### [Given problem]
Do not copy the pictures; transcribe all other material exactly.

### [Dataset content]
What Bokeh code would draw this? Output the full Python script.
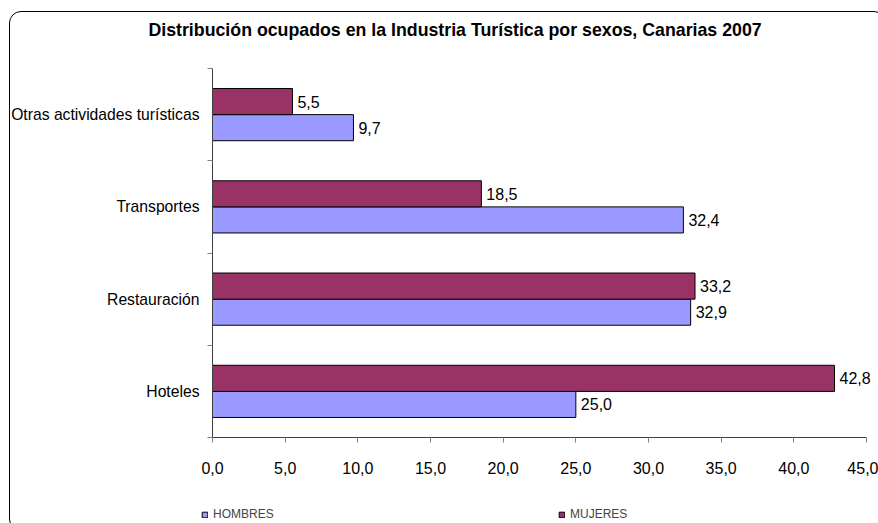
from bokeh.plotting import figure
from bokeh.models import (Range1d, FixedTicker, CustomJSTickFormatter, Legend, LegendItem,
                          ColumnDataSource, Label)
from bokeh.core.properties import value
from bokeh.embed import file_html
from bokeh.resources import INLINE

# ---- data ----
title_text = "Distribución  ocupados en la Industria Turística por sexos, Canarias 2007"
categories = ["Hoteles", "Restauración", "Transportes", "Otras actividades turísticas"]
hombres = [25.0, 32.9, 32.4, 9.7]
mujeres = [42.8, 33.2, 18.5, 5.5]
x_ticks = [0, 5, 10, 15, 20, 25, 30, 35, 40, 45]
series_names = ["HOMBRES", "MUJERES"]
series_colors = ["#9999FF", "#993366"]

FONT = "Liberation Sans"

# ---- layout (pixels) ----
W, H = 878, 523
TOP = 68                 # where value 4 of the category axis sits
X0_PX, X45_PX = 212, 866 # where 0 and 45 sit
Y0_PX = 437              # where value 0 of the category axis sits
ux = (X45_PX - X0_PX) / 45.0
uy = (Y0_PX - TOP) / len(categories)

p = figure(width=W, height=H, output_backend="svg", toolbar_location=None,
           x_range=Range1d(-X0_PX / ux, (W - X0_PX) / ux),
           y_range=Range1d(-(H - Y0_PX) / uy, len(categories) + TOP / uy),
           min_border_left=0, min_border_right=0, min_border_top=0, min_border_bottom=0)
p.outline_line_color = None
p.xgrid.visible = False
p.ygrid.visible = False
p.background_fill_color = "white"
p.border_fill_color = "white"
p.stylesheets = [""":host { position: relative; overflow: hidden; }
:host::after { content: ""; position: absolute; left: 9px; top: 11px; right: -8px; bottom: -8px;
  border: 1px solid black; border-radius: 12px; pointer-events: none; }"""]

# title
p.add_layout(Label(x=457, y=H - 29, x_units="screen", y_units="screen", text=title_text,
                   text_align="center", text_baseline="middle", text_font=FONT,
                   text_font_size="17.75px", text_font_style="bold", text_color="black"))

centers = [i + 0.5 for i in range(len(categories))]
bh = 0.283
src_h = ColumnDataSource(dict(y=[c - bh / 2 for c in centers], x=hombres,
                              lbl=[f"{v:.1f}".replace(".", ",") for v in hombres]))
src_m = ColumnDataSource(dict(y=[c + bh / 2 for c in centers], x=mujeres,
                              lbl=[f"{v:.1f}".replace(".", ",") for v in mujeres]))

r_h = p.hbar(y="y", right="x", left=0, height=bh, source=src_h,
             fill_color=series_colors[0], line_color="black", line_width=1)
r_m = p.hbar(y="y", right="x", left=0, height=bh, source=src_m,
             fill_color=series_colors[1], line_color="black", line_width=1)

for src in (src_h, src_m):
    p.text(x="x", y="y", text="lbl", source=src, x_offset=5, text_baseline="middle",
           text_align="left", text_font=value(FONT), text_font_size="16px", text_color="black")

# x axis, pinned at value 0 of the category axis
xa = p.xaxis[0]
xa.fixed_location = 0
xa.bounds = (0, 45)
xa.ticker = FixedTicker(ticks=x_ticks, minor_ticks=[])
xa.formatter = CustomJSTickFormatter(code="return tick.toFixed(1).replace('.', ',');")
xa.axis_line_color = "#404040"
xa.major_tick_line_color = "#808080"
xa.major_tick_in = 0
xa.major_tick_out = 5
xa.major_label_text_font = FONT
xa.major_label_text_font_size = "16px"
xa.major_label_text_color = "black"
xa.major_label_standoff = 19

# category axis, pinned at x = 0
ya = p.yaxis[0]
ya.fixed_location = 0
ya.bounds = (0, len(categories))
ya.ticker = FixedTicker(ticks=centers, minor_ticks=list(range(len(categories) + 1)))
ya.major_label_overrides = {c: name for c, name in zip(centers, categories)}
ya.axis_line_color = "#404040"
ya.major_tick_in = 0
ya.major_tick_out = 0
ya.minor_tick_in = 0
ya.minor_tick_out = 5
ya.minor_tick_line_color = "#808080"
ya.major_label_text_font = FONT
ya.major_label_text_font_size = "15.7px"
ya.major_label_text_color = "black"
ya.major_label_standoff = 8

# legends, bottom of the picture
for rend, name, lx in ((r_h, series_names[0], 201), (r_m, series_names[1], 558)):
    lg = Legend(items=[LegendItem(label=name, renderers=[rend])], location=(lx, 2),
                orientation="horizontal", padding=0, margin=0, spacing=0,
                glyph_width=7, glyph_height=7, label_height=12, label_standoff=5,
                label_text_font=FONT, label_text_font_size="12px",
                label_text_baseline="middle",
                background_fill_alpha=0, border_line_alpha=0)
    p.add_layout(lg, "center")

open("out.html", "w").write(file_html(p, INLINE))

### [Answer below]
What Bokeh code would draw this? Output the full Python script.
from bokeh.plotting import figure
from bokeh.models import (Range1d, FixedTicker, CustomJSTickFormatter, Legend, LegendItem,
                          ColumnDataSource, Label)
from bokeh.core.properties import value
from bokeh.embed import file_html
from bokeh.resources import INLINE

# ---- data ----
title_text = "Distribución  ocupados en la Industria Turística por sexos, Canarias 2007"
categories = ["Hoteles", "Restauración", "Transportes", "Otras actividades turísticas"]
hombres = [25.0, 32.9, 32.4, 9.7]
mujeres = [42.8, 33.2, 18.5, 5.5]
x_ticks = [0, 5, 10, 15, 20, 25, 30, 35, 40, 45]
series_names = ["HOMBRES", "MUJERES"]
series_colors = ["#9999FF", "#993366"]

FONT = "Liberation Sans"

# ---- layout (pixels) ----
W, H = 878, 523
TOP = 68                 # where value 4 of the category axis sits
X0_PX, X45_PX = 212, 866 # where 0 and 45 sit
Y0_PX = 437              # where value 0 of the category axis sits
ux = (X45_PX - X0_PX) / 45.0
uy = (Y0_PX - TOP) / len(categories)

p = figure(width=W, height=H, output_backend="svg", toolbar_location=None,
           x_range=Range1d(-X0_PX / ux, (W - X0_PX) / ux),
           y_range=Range1d(-(H - Y0_PX) / uy, len(categories) + TOP / uy),
           min_border_left=0, min_border_right=0, min_border_top=0, min_border_bottom=0)
p.outline_line_color = None
p.xgrid.visible = False
p.ygrid.visible = False
p.background_fill_color = "white"
p.border_fill_color = "white"
p.stylesheets = [""":host { position: relative; overflow: hidden; }
:host::after { content: ""; position: absolute; left: 9px; top: 11px; right: -8px; bottom: -8px;
  border: 1px solid black; border-radius: 12px; pointer-events: none; }"""]

# title
p.add_layout(Label(x=457, y=H - 29, x_units="screen", y_units="screen", text=title_text,
                   text_align="center", text_baseline="middle", text_font=FONT,
                   text_font_size="17.75px", text_font_style="bold", text_color="black"))

centers = [i + 0.5 for i in range(len(categories))]
bh = 0.283
src_h = ColumnDataSource(dict(y=[c - bh / 2 for c in centers], x=hombres,
                              lbl=[f"{v:.1f}".replace(".", ",") for v in hombres]))
src_m = ColumnDataSource(dict(y=[c + bh / 2 for c in centers], x=mujeres,
                              lbl=[f"{v:.1f}".replace(".", ",") for v in mujeres]))

r_h = p.hbar(y="y", right="x", left=0, height=bh, source=src_h,
             fill_color=series_colors[0], line_color="black", line_width=1)
r_m = p.hbar(y="y", right="x", left=0, height=bh, source=src_m,
             fill_color=series_colors[1], line_color="black", line_width=1)

for src in (src_h, src_m):
    p.text(x="x", y="y", text="lbl", source=src, x_offset=5, text_baseline="middle",
           text_align="left", text_font=value(FONT), text_font_size="16px", text_color="black")

# x axis, pinned at value 0 of the category axis
xa = p.xaxis[0]
xa.fixed_location = 0
xa.bounds = (0, 45)
xa.ticker = FixedTicker(ticks=x_ticks, minor_ticks=[])
xa.formatter = CustomJSTickFormatter(code="return tick.toFixed(1).replace('.', ',');")
xa.axis_line_color = "#404040"
xa.major_tick_line_color = "#808080"
xa.major_tick_in = 0
xa.major_tick_out = 5
xa.major_label_text_font = FONT
xa.major_label_text_font_size = "16px"
xa.major_label_text_color = "black"
xa.major_label_standoff = 19

# category axis, pinned at x = 0
ya = p.yaxis[0]
ya.fixed_location = 0
ya.bounds = (0, len(categories))
ya.ticker = FixedTicker(ticks=centers, minor_ticks=list(range(len(categories) + 1)))
ya.major_label_overrides = {c: name for c, name in zip(centers, categories)}
ya.axis_line_color = "#404040"
ya.major_tick_in = 0
ya.major_tick_out = 0
ya.minor_tick_in = 0
ya.minor_tick_out = 5
ya.minor_tick_line_color = "#808080"
ya.major_label_text_font = FONT
ya.major_label_text_font_size = "15.7px"
ya.major_label_text_color = "black"
ya.major_label_standoff = 8

# legends, bottom of the picture
for rend, name, lx in ((r_h, series_names[0], 201), (r_m, series_names[1], 558)):
    lg = Legend(items=[LegendItem(label=name, renderers=[rend])], location=(lx, 2),
                orientation="horizontal", padding=0, margin=0, spacing=0,
                glyph_width=7, glyph_height=7, label_height=12, label_standoff=5,
                label_text_font=FONT, label_text_font_size="12px",
                label_text_baseline="middle",
                background_fill_alpha=0, border_line_alpha=0)
    p.add_layout(lg, "center")

open("out.html", "w").write(file_html(p, INLINE))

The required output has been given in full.